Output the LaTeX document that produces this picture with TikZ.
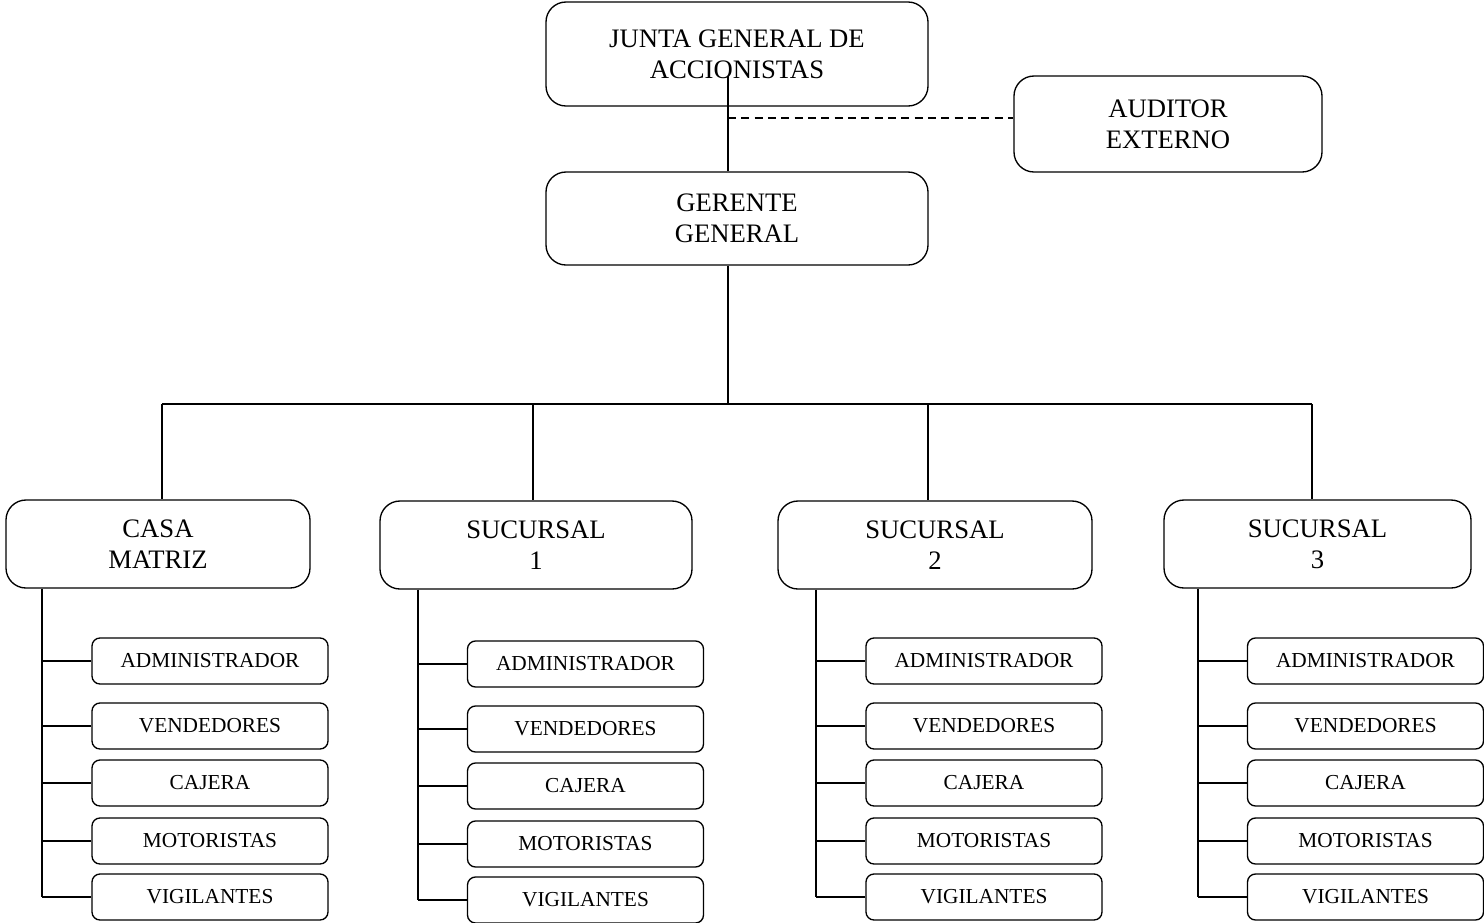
\documentclass[tikz,border=0pt]{standalone}
\usepackage{fontspec}
\setmainfont{Liberation Serif}
\tikzset{every picture/.style={line width=1pt}}
\tikzset{
	unitbox/.style={draw, rounded corners=15pt, align=center, inner sep=0pt,
		font=\fontsize{20}{23.25}\selectfont},
	rolebox/.style={draw, rounded corners=6pt, inner sep=0pt,
		minimum width=236*0.75pt, minimum height=46*0.75pt,
		font=\fontsize{16}{19}\selectfont},
	dotline/.style={dash pattern=on 6pt off 4pt}}
\begin{document}
\begin{tikzpicture}[x=0.75pt,y=0.75pt,yscale=-1,xscale=1]
	\useasboundingbox (0,0) rectangle (1484,922);

	% Top boxes
	\node[unitbox, minimum width=382*0.75pt, minimum height=104*0.75pt] (junta) at (737,54) {JUNTA GENERAL DE\\ACCIONISTAS};
	\node[unitbox, minimum width=382*0.75pt, minimum height=93*0.75pt] (gerente) at (737,218.5) {GERENTE\\GENERAL};
	\node[unitbox, minimum width=308*0.75pt, minimum height=96*0.75pt] (auditor) at (1168,124) {AUDITOR\\EXTERNO};

	% Branch boxes
	\node[unitbox, minimum width=304*0.75pt, minimum height=88*0.75pt] (casa) at (158,544) {CASA\\MATRIZ};
	\node[unitbox, minimum width=312*0.75pt, minimum height=88*0.75pt] (suc1) at (536,545) {SUCURSAL\\1};
	\node[unitbox, minimum width=314*0.75pt, minimum height=88*0.75pt] (suc2) at (935,545) {SUCURSAL\\2};
	\node[unitbox, minimum width=307*0.75pt, minimum height=88*0.75pt] (suc3) at (1317.5,544) {SUCURSAL\\3};

	% Junta -- Gerente, dashed to Auditor
	\coordinate (jline) at (728,76);
	\coordinate (dash) at (728,118);
	\draw (jline) -- (jline |- gerente.north);
	\draw[dotline] (dash) -- (dash -| auditor.west);

	% Gerente -- branches
	\coordinate (bus) at (728,404);
	\draw (bus |- gerente.south) -- (bus);
	\draw (162,404) -- (1312,404);
	\foreach \b/\x in {casa/162, suc1/533, suc2/928, suc3/1312} {
		\coordinate (\b-d) at (\x,404);
		\draw (\b-d) -- (\b-d |- \b.north);
	}

	% Staff of every branch
	\foreach \b/\vx/\bx/\dy in {casa/42/210/0, suc1/418/585.5/3, suc2/816/984/0, suc3/1198/1365.5/0} {
		\foreach \r/\ry [count=\i] in {ADMINISTRADOR/661, VENDEDORES/726, CAJERA/783, MOTORISTAS/841, VIGILANTES/897} {
			\node[rolebox] (\b-\i) at (\bx,\ry+\dy) {\r};
		}
		\coordinate (\b-v) at (\vx,0);
		\draw (\b-v |- \b.south) -- (\b-v |- \b-5.west);
		\foreach \i in {1,...,5}
			\draw (\b-v |- \b-\i.west) -- (\b-\i.west);
	}

\end{tikzpicture}
\end{document}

════════════════

> _Aim of the task_
Reproduce the material above verbatim; omit every picture.

> _The completed task_
Output the LaTeX document that produces this picture with TikZ.
\documentclass[tikz,border=0pt]{standalone}
\usepackage{fontspec}
\setmainfont{Liberation Serif}
\tikzset{every picture/.style={line width=1pt}}
\tikzset{
	unitbox/.style={draw, rounded corners=15pt, align=center, inner sep=0pt,
		font=\fontsize{20}{23.25}\selectfont},
	rolebox/.style={draw, rounded corners=6pt, inner sep=0pt,
		minimum width=236*0.75pt, minimum height=46*0.75pt,
		font=\fontsize{16}{19}\selectfont},
	dotline/.style={dash pattern=on 6pt off 4pt}}
\begin{document}
\begin{tikzpicture}[x=0.75pt,y=0.75pt,yscale=-1,xscale=1]
	\useasboundingbox (0,0) rectangle (1484,922);

	% Top boxes
	\node[unitbox, minimum width=382*0.75pt, minimum height=104*0.75pt] (junta) at (737,54) {JUNTA GENERAL DE\\ACCIONISTAS};
	\node[unitbox, minimum width=382*0.75pt, minimum height=93*0.75pt] (gerente) at (737,218.5) {GERENTE\\GENERAL};
	\node[unitbox, minimum width=308*0.75pt, minimum height=96*0.75pt] (auditor) at (1168,124) {AUDITOR\\EXTERNO};

	% Branch boxes
	\node[unitbox, minimum width=304*0.75pt, minimum height=88*0.75pt] (casa) at (158,544) {CASA\\MATRIZ};
	\node[unitbox, minimum width=312*0.75pt, minimum height=88*0.75pt] (suc1) at (536,545) {SUCURSAL\\1};
	\node[unitbox, minimum width=314*0.75pt, minimum height=88*0.75pt] (suc2) at (935,545) {SUCURSAL\\2};
	\node[unitbox, minimum width=307*0.75pt, minimum height=88*0.75pt] (suc3) at (1317.5,544) {SUCURSAL\\3};

	% Junta -- Gerente, dashed to Auditor
	\coordinate (jline) at (728,76);
	\coordinate (dash) at (728,118);
	\draw (jline) -- (jline |- gerente.north);
	\draw[dotline] (dash) -- (dash -| auditor.west);

	% Gerente -- branches
	\coordinate (bus) at (728,404);
	\draw (bus |- gerente.south) -- (bus);
	\draw (162,404) -- (1312,404);
	\foreach \b/\x in {casa/162, suc1/533, suc2/928, suc3/1312} {
		\coordinate (\b-d) at (\x,404);
		\draw (\b-d) -- (\b-d |- \b.north);
	}

	% Staff of every branch
	\foreach \b/\vx/\bx/\dy in {casa/42/210/0, suc1/418/585.5/3, suc2/816/984/0, suc3/1198/1365.5/0} {
		\foreach \r/\ry [count=\i] in {ADMINISTRADOR/661, VENDEDORES/726, CAJERA/783, MOTORISTAS/841, VIGILANTES/897} {
			\node[rolebox] (\b-\i) at (\bx,\ry+\dy) {\r};
		}
		\coordinate (\b-v) at (\vx,0);
		\draw (\b-v |- \b.south) -- (\b-v |- \b-5.west);
		\foreach \i in {1,...,5}
			\draw (\b-v |- \b-\i.west) -- (\b-\i.west);
	}

\end{tikzpicture}
\end{document}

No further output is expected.